Plotting code records
_____

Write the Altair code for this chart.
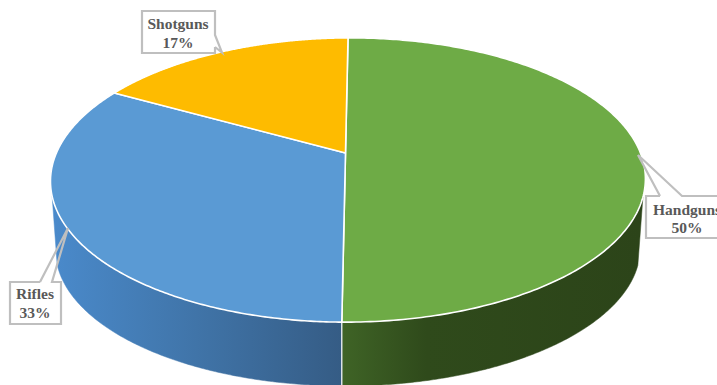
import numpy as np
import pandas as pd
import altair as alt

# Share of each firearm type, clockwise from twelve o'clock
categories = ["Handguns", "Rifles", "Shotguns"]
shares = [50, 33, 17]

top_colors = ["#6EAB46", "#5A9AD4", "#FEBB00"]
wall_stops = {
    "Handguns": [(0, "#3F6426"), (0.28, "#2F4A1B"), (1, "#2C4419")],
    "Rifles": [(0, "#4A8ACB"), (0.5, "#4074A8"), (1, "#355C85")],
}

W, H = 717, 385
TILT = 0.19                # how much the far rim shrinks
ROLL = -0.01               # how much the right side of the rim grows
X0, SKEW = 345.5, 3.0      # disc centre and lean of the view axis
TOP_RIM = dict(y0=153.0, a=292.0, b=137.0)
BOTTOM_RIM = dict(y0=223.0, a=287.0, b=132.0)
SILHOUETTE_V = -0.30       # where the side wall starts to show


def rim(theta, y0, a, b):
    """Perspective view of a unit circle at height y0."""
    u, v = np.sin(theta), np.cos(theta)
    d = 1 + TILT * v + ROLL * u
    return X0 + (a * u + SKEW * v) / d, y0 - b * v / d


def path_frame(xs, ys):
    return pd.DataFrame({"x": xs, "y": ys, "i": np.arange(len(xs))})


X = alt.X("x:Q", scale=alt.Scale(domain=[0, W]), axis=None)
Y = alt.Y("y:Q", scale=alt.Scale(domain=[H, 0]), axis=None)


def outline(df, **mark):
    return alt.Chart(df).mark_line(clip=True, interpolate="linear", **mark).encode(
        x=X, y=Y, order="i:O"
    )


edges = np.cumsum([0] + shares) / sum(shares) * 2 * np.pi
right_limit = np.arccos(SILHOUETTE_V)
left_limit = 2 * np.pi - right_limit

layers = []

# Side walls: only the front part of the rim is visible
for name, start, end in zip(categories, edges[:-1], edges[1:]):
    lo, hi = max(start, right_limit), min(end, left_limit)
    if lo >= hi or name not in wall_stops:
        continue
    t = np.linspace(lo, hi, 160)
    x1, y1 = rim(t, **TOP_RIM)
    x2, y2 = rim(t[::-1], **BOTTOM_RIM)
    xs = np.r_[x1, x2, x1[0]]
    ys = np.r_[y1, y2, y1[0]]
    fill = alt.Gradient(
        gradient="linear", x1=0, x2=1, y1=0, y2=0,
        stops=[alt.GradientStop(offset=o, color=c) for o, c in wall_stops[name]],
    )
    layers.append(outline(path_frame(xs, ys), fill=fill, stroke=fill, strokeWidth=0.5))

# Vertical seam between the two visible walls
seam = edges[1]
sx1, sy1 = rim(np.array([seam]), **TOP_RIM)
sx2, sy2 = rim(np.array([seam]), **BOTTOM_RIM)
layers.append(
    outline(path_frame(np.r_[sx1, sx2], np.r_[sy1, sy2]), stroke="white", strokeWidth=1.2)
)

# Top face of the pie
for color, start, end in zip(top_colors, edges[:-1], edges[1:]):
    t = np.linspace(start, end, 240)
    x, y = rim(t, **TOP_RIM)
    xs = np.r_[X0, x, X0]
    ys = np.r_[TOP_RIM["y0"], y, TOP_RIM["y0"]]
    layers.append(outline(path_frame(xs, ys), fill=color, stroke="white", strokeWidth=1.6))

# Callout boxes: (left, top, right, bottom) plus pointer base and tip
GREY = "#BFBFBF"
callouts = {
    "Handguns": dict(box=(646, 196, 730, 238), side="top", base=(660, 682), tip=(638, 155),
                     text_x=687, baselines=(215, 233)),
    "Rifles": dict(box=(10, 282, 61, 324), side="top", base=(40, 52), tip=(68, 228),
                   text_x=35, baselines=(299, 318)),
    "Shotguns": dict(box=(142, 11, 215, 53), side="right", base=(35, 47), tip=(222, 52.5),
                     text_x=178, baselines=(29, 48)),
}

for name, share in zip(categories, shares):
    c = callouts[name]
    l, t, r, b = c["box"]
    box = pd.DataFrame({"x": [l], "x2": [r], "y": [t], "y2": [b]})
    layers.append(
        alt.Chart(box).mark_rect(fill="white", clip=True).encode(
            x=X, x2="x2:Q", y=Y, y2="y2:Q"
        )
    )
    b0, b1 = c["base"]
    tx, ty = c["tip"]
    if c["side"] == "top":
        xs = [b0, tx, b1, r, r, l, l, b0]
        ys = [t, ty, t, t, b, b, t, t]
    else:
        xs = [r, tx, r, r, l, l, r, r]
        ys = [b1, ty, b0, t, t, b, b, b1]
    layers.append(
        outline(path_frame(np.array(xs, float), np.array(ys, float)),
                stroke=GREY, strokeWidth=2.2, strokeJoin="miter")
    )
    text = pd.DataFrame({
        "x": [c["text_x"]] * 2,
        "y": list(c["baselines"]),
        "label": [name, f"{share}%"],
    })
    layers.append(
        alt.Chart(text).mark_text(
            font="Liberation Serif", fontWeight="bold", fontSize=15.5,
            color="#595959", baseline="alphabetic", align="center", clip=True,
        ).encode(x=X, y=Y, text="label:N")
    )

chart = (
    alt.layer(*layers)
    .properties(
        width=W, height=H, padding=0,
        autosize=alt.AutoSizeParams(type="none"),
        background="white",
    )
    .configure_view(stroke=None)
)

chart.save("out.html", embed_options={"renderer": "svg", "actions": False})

_____

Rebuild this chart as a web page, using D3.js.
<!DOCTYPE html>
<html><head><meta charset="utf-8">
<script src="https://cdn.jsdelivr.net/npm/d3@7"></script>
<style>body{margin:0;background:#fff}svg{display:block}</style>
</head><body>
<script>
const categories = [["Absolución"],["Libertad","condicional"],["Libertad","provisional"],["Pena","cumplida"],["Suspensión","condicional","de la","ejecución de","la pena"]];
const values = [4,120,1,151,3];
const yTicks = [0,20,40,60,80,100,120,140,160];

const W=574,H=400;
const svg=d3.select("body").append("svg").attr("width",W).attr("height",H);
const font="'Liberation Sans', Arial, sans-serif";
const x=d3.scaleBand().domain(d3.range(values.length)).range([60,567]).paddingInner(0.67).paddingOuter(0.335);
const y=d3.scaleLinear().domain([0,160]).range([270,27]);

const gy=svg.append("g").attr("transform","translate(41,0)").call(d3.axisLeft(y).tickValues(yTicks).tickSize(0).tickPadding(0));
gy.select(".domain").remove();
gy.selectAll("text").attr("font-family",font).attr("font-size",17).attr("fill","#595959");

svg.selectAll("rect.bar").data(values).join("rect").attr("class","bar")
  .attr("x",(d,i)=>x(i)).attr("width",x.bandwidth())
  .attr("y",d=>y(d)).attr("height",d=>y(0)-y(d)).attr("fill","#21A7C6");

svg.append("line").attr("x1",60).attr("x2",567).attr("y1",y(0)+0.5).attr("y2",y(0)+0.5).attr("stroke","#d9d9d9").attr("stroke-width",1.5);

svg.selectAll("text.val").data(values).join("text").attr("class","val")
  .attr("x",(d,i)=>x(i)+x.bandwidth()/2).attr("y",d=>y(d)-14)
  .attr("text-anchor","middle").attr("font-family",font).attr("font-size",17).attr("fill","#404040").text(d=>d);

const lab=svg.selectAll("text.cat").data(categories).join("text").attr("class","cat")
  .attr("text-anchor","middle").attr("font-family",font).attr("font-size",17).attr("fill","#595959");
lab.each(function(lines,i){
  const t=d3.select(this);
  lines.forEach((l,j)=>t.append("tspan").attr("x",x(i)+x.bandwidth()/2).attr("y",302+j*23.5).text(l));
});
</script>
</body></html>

_____

Task objective: Transcribe exactly the lines between the one containing "Write the Altair code for this chart." and the one containing "return X0 +", counting both ends. Pictures are not copied.

Completed exercise:
Write the Altair code for this chart.
import numpy as np
import pandas as pd
import altair as alt

# Share of each firearm type, clockwise from twelve o'clock
categories = ["Handguns", "Rifles", "Shotguns"]
shares = [50, 33, 17]

top_colors = ["#6EAB46", "#5A9AD4", "#FEBB00"]
wall_stops = {
    "Handguns": [(0, "#3F6426"), (0.28, "#2F4A1B"), (1, "#2C4419")],
    "Rifles": [(0, "#4A8ACB"), (0.5, "#4074A8"), (1, "#355C85")],
}

W, H = 717, 385
TILT = 0.19                # how much the far rim shrinks
ROLL = -0.01               # how much the right side of the rim grows
X0, SKEW = 345.5, 3.0      # disc centre and lean of the view axis
TOP_RIM = dict(y0=153.0, a=292.0, b=137.0)
BOTTOM_RIM = dict(y0=223.0, a=287.0, b=132.0)
SILHOUETTE_V = -0.30       # where the side wall starts to show


def rim(theta, y0, a, b):
    """Perspective view of a unit circle at height y0."""
    u, v = np.sin(theta), np.cos(theta)
    d = 1 + TILT * v + ROLL * u
    return X0 + (a * u + SKEW * v) / d, y0 - b * v / d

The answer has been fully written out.